**Material shown:**

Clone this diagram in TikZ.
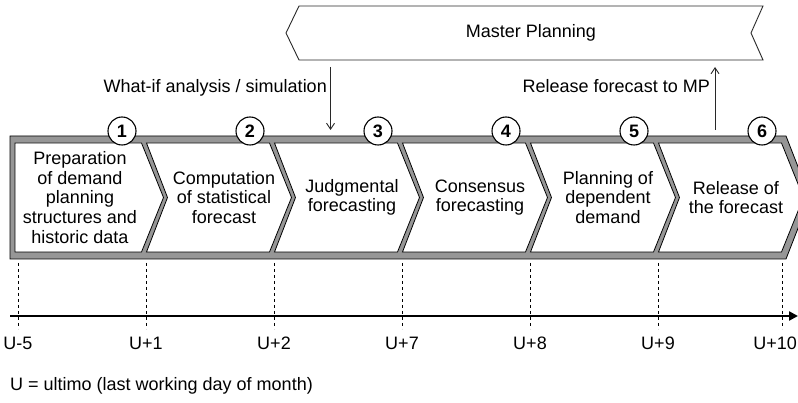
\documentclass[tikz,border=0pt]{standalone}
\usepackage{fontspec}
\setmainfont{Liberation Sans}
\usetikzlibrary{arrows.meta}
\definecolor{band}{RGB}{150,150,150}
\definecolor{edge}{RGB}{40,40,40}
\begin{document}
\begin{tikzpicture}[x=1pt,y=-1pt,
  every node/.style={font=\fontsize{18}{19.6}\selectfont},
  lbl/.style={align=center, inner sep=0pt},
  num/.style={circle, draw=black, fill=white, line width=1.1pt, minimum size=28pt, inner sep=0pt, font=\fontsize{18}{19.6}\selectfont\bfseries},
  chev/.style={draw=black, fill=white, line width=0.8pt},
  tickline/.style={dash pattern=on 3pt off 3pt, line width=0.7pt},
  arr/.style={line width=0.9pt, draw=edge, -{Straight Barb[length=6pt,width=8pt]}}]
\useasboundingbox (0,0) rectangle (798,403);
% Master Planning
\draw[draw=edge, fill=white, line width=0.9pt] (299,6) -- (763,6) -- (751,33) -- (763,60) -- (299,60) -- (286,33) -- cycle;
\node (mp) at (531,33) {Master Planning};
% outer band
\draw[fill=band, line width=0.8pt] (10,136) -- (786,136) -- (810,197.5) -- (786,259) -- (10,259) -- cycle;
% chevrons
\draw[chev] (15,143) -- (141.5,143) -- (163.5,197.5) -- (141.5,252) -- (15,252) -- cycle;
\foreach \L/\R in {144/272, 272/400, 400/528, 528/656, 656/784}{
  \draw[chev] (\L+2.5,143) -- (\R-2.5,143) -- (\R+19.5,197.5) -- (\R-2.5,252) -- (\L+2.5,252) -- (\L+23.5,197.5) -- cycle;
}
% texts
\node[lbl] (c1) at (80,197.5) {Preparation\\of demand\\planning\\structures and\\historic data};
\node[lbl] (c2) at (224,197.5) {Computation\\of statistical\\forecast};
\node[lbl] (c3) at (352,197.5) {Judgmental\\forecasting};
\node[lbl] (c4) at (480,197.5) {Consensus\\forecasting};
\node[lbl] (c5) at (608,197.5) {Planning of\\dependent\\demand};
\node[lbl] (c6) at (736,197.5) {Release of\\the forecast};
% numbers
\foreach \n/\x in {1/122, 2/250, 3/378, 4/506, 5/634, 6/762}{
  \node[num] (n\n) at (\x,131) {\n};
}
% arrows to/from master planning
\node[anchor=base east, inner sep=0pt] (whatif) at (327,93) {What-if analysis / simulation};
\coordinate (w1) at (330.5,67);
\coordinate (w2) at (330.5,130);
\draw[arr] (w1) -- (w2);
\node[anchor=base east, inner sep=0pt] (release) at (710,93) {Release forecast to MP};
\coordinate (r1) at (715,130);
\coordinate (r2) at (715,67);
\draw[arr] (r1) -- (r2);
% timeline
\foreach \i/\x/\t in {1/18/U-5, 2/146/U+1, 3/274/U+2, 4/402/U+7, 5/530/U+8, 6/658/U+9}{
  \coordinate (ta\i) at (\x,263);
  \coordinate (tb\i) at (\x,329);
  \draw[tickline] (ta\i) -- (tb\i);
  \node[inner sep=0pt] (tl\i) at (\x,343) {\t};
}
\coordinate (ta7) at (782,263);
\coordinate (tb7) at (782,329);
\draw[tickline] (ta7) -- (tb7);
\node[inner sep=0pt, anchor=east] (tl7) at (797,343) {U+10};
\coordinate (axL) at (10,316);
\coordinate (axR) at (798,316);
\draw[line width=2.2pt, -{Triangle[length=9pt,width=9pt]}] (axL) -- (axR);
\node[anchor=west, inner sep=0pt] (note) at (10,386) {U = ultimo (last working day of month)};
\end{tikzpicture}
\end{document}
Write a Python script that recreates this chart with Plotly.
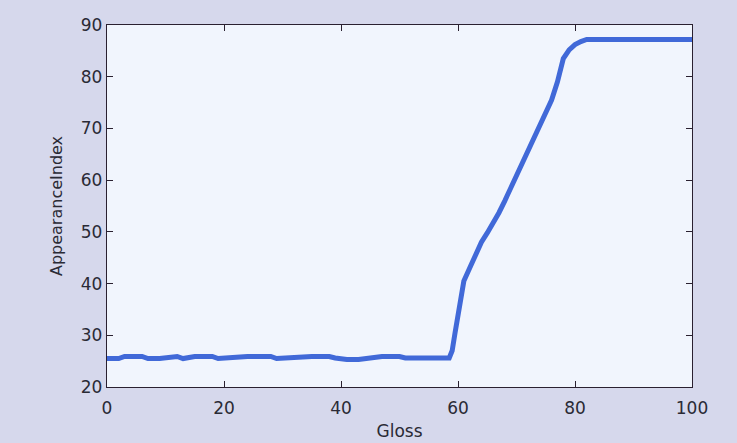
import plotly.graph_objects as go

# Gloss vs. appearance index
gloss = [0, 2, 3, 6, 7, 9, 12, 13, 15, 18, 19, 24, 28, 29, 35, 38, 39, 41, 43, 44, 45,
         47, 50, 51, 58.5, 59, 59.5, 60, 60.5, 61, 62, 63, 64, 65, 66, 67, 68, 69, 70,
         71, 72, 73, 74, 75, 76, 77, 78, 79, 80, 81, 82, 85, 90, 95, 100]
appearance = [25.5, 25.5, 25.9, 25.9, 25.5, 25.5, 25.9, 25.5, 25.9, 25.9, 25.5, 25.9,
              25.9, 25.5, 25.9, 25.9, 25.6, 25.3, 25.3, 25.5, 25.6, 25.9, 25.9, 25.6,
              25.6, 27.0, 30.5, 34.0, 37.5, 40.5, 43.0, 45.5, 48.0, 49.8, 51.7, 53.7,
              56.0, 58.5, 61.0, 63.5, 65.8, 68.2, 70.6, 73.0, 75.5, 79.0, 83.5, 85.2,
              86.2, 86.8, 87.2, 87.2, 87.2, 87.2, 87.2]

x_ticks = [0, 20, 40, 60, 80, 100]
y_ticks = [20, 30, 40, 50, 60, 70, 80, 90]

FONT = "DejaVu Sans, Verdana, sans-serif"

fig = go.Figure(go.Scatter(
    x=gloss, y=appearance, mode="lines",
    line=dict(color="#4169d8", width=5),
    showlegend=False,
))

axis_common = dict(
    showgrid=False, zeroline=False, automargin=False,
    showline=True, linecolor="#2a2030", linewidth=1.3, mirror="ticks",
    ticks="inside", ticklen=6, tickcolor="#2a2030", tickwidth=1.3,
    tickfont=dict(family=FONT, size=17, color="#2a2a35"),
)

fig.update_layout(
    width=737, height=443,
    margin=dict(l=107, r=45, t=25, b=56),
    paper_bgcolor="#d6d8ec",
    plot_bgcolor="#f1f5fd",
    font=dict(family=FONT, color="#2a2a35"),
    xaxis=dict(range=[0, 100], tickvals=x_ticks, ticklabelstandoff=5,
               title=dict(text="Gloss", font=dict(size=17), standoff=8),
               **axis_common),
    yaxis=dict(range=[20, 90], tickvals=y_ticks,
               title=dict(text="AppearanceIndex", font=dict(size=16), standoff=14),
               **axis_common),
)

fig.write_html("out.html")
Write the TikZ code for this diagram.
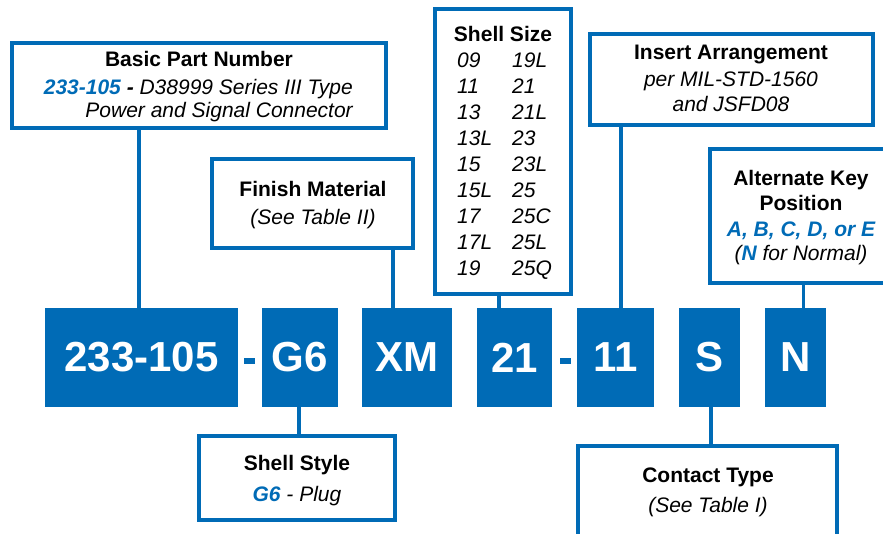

**What is needed:** Keep the pictures out of the copy and return the rest of the data above exactly.

**Written answer:**
Clone this diagram in TikZ.
\documentclass[tikz,border=0pt]{standalone}
\usepackage{fontspec}
\setmainfont{Liberation Sans}
\usetikzlibrary{arrows.meta}
\definecolor{band}{RGB}{150,150,150}
\definecolor{edge}{RGB}{40,40,40}
\begin{document}
\begin{tikzpicture}[x=1pt,y=-1pt,
  every node/.style={font=\fontsize{18}{19.6}\selectfont},
  lbl/.style={align=center, inner sep=0pt},
  num/.style={circle, draw=black, fill=white, line width=1.1pt, minimum size=28pt, inner sep=0pt, font=\fontsize{18}{19.6}\selectfont\bfseries},
  chev/.style={draw=black, fill=white, line width=0.8pt},
  tickline/.style={dash pattern=on 3pt off 3pt, line width=0.7pt},
  arr/.style={line width=0.9pt, draw=edge, -{Straight Barb[length=6pt,width=8pt]}}]
\useasboundingbox (0,0) rectangle (798,403);
% Master Planning
\draw[draw=edge, fill=white, line width=0.9pt] (299,6) -- (763,6) -- (751,33) -- (763,60) -- (299,60) -- (286,33) -- cycle;
\node (mp) at (531,33) {Master Planning};
% outer band
\draw[fill=band, line width=0.8pt] (10,136) -- (786,136) -- (810,197.5) -- (786,259) -- (10,259) -- cycle;
% chevrons
\draw[chev] (15,143) -- (141.5,143) -- (163.5,197.5) -- (141.5,252) -- (15,252) -- cycle;
\foreach \L/\R in {144/272, 272/400, 400/528, 528/656, 656/784}{
  \draw[chev] (\L+2.5,143) -- (\R-2.5,143) -- (\R+19.5,197.5) -- (\R-2.5,252) -- (\L+2.5,252) -- (\L+23.5,197.5) -- cycle;
}
% texts
\node[lbl] (c1) at (80,197.5) {Preparation\\of demand\\planning\\structures and\\historic data};
\node[lbl] (c2) at (224,197.5) {Computation\\of statistical\\forecast};
\node[lbl] (c3) at (352,197.5) {Judgmental\\forecasting};
\node[lbl] (c4) at (480,197.5) {Consensus\\forecasting};
\node[lbl] (c5) at (608,197.5) {Planning of\\dependent\\demand};
\node[lbl] (c6) at (736,197.5) {Release of\\the forecast};
% numbers
\foreach \n/\x in {1/122, 2/250, 3/378, 4/506, 5/634, 6/762}{
  \node[num] (n\n) at (\x,131) {\n};
}
% arrows to/from master planning
\node[anchor=base east, inner sep=0pt] (whatif) at (327,93) {What-if analysis / simulation};
\coordinate (w1) at (330.5,67);
\coordinate (w2) at (330.5,130);
\draw[arr] (w1) -- (w2);
\node[anchor=base east, inner sep=0pt] (release) at (710,93) {Release forecast to MP};
\coordinate (r1) at (715,130);
\coordinate (r2) at (715,67);
\draw[arr] (r1) -- (r2);
% timeline
\foreach \i/\x/\t in {1/18/U-5, 2/146/U+1, 3/274/U+2, 4/402/U+7, 5/530/U+8, 6/658/U+9}{
  \coordinate (ta\i) at (\x,263);
  \coordinate (tb\i) at (\x,329);
  \draw[tickline] (ta\i) -- (tb\i);
  \node[inner sep=0pt] (tl\i) at (\x,343) {\t};
}
\coordinate (ta7) at (782,263);
\coordinate (tb7) at (782,329);
\draw[tickline] (ta7) -- (tb7);
\node[inner sep=0pt, anchor=east] (tl7) at (797,343) {U+10};
\coordinate (axL) at (10,316);
\coordinate (axR) at (798,316);
\draw[line width=2.2pt, -{Triangle[length=9pt,width=9pt]}] (axL) -- (axR);
\node[anchor=west, inner sep=0pt] (note) at (10,386) {U = ultimo (last working day of month)};
\end{tikzpicture}
\end{document}
Write a Python script that recreates this chart with Plotly.
import plotly.graph_objects as go

# Gloss vs. appearance index
gloss = [0, 2, 3, 6, 7, 9, 12, 13, 15, 18, 19, 24, 28, 29, 35, 38, 39, 41, 43, 44, 45,
         47, 50, 51, 58.5, 59, 59.5, 60, 60.5, 61, 62, 63, 64, 65, 66, 67, 68, 69, 70,
         71, 72, 73, 74, 75, 76, 77, 78, 79, 80, 81, 82, 85, 90, 95, 100]
appearance = [25.5, 25.5, 25.9, 25.9, 25.5, 25.5, 25.9, 25.5, 25.9, 25.9, 25.5, 25.9,
              25.9, 25.5, 25.9, 25.9, 25.6, 25.3, 25.3, 25.5, 25.6, 25.9, 25.9, 25.6,
              25.6, 27.0, 30.5, 34.0, 37.5, 40.5, 43.0, 45.5, 48.0, 49.8, 51.7, 53.7,
              56.0, 58.5, 61.0, 63.5, 65.8, 68.2, 70.6, 73.0, 75.5, 79.0, 83.5, 85.2,
              86.2, 86.8, 87.2, 87.2, 87.2, 87.2, 87.2]

x_ticks = [0, 20, 40, 60, 80, 100]
y_ticks = [20, 30, 40, 50, 60, 70, 80, 90]

FONT = "DejaVu Sans, Verdana, sans-serif"

fig = go.Figure(go.Scatter(
    x=gloss, y=appearance, mode="lines",
    line=dict(color="#4169d8", width=5),
    showlegend=False,
))

axis_common = dict(
    showgrid=False, zeroline=False, automargin=False,
    showline=True, linecolor="#2a2030", linewidth=1.3, mirror="ticks",
    ticks="inside", ticklen=6, tickcolor="#2a2030", tickwidth=1.3,
    tickfont=dict(family=FONT, size=17, color="#2a2a35"),
)

fig.update_layout(
    width=737, height=443,
    margin=dict(l=107, r=45, t=25, b=56),
    paper_bgcolor="#d6d8ec",
    plot_bgcolor="#f1f5fd",
    font=dict(family=FONT, color="#2a2a35"),
    xaxis=dict(range=[0, 100], tickvals=x_ticks, ticklabelstandoff=5,
               title=dict(text="Gloss", font=dict(size=17), standoff=8),
               **axis_common),
    yaxis=dict(range=[20, 90], tickvals=y_ticks,
               title=dict(text="AppearanceIndex", font=dict(size=16), standoff=14),
               **axis_common),
)

fig.write_html("out.html")
Write the TikZ code for this diagram.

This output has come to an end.